Last week, from the midst of COP-14 in Poland, I reported that the major developed countries were engaged in something of a waiting game on emissions targets, each waiting to see what others would do before announcing their own.
As you may remember, on Wednesday of last week Canada, Australia and Japan pulled the text on 2020 emissions targets from one of the conference texts. The absence of the targets (25-40%) left states waiting to see if others would commit before they did in a classic example of game theory.
Australia put itself in the best position in this game by delaying announcement of its targets until today–two days after the end of the Poznan COP-14. It has now pledged a 5-15% cut by 2020, as well as an auction-based cap-and-trade system covering 75% of emissions. Permits will be auctioned with a maximum price of A$40, with the system becoming operational by mid-2010.
The emission target is much lower than other major developed countries, especially in Europe and increasingly the USA where targets are 20%. You’ll also notice that this number is a range, and not a particularly narrow one. If ‘other countries’ (read: USA, Canada, Japan) do not take on targets themselves in Copenhagen–meaning that there would not be a global emissions cut for developed countries–Australia will take the 5% option. If a global deal is reached then the numbers move up, presumably on some kind of undefined sliding scale. The definition of these numbers will, in turn, shape the domestic carbon market price.
Effectively, Australia has managed to keep it hand in the game by allowing itself some room for maneuver into the future.
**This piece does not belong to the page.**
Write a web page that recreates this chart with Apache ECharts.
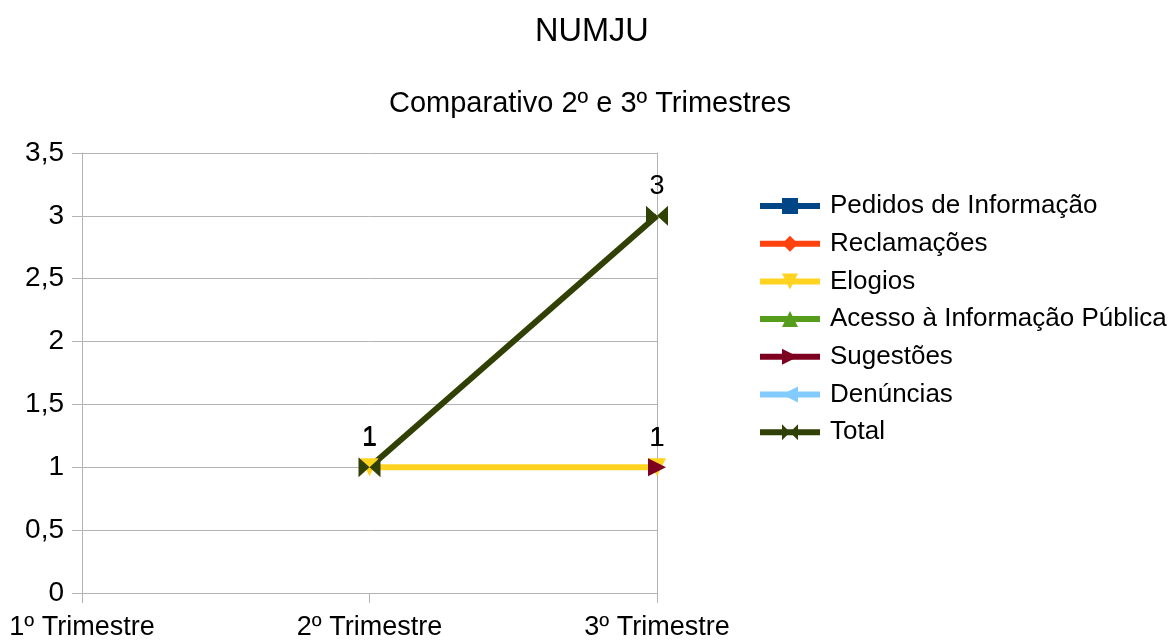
<!DOCTYPE html>
<html><head><meta charset="utf-8">
<script src="https://cdn.jsdelivr.net/npm/echarts@6/dist/echarts.min.js"></script>
<style>html,body{margin:0;padding:0;background:#fff}#c{width:1176px;height:641px}</style>
</head><body><div id="c"></div>
<script>
const categories = ['1º Trimestre', '2º Trimestre', '3º Trimestre'];
const pedidos = [null, null, null];
const reclamacoes = [null, null, null];
const elogios = [null, 1, 1];
const acesso = [null, null, null];
const sugestoes = [null, null, 1];
const denuncias = [null, null, null];
const total = [null, 1, 3];
const yTicks = [0, 0.5, 1, 1.5, 2, 2.5, 3, 3.5];

const FONT = '"Liberation Sans", Arial, sans-serif';
const bowtie = 'path://M0,0 L10,5 L0,10 Z M20,0 L10,5 L20,10 Z';
function mk(name, data, color, symbol, rotate, size) {
  return {
    name, type: 'line', data, color,
    symbol, symbolSize: size, symbolRotate: rotate,
    showAllSymbol: true, connectNulls: false,
    lineStyle: { width: 6, color },
    itemStyle: { color },
    label: { show: true, position: 'top', distance: 6, color: '#000', fontSize: 27, fontFamily: FONT },
    emphasis: { disabled: true },
    animation: false
  };
}
const chart = echarts.init(document.getElementById('c'));
chart.setOption({
  backgroundColor: '#fff',
  animation: false,
  title: [
    { text: 'NUMJU', left: 530, top: 11, textStyle: { fontFamily: FONT, fontSize: 32.5, fontWeight: 'normal', color: '#000' } },
    { text: 'Comparativo 2º e 3º Trimestres', left: 384, top: 84, textStyle: { fontFamily: FONT, fontSize: 29, fontWeight: 'normal', color: '#000' } }
  ],
  legend: {
    orient: 'vertical', left: 757, top: 193, padding: 0, itemGap: 11.7, itemWidth: 60, itemHeight: 20,
    lineStyle: { width: 6 },
    textStyle: { fontFamily: FONT, fontSize: 26, lineHeight: 26, color: '#000', padding: [0, 0, 0, 5] },
    data: ['Pedidos de Informação', 'Reclamações', 'Elogios', 'Acesso à Informação Pública', 'Sugestões', 'Denúncias', 'Total']
  },
  grid: { left: 82, right: 519, top: 153, bottom: 46, containLabel: false },
  xAxis: {
    type: 'category', data: categories, boundaryGap: false,
    axisLine: { lineStyle: { color: '#b3b3b3', width: 1 } },
    axisTick: { show: true, length: 10, lineStyle: { color: '#b3b3b3' } },
    axisLabel: { margin: 21, color: '#000', fontFamily: FONT, fontSize: 27, interval: 0 },
    splitLine: { show: false }
  },
  yAxis: [{
    type: 'value', min: 0, max: 3.5, interval: 0.5,
    axisLine: { show: true, lineStyle: { color: '#b3b3b3' } },
    axisTick: { show: true, length: 10, lineStyle: { color: '#b3b3b3' } },
    axisLabel: { margin: 18, color: '#000', fontFamily: FONT, fontSize: 28,
      formatter: v => String(v).replace('.', ',') },
    splitLine: { show: true, lineStyle: { color: '#b3b3b3', width: 1 } }
  }, {
    type: 'value', min: 0, max: 3.5, interval: 0.5, position: 'right',
    axisLine: { show: true, lineStyle: { color: '#b3b3b3' } },
    axisTick: { show: false }, axisLabel: { show: false }, splitLine: { show: false }
  }],
  series: [
    mk('Pedidos de Informação', pedidos, '#004586', 'rect', 0, 14),
    mk('Reclamações', reclamacoes, '#ff420e', 'diamond', 0, 16),
    mk('Elogios', elogios, '#ffd320', 'triangle', 180, 18),
    mk('Acesso à Informação Pública', acesso, '#579d1c', 'triangle', 0, 18),
    mk('Sugestões', sugestoes, '#7e0021', 'triangle', -90, 18),
    mk('Denúncias', denuncias, '#83caff', 'triangle', 90, 18),
    mk('Total', total, '#314004', bowtie, 0, [22, 20])
  ]
});
</script></body></html>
It has the advantageous position of having made a commitment but also allowing itself remaining competitive by altering that commitment in such an uncertain political process.
From the inside, however, this position looks less advantageous; Prime Minister Rudd is under significant pressure from the mining lobby in Australia, who, according to reports in the corridors at Poznan, were pushing for the abandonment of the cuts completely. On the other hand, Rudd has consistently run on a green political platform, building expectations from both NGOs and European Leaders over the past year of major emissions cuts.
Rather than a carefully calculated game theory move, Australia’s announcement today is more of the sum of the pressures Rudd faces from various sides.
An interesting question to emerge from this announcement is just how many more countries will use this ‘targets range’ in their discussion about interim targets this year. The EU has said 20%, with a possibility of 30%; now Australia is 5 to 15%. Are we seeing the overcoming of traditional game playing where an early mover incentives other change? Maybe in this, the most complex of games, countries will all set ranges and then simply negotiate to a common point–thus partially overcoming some of risk taken by the earlier players, which has often disincentivised action.
It’s certainly a ‘one to watch’ for 2009.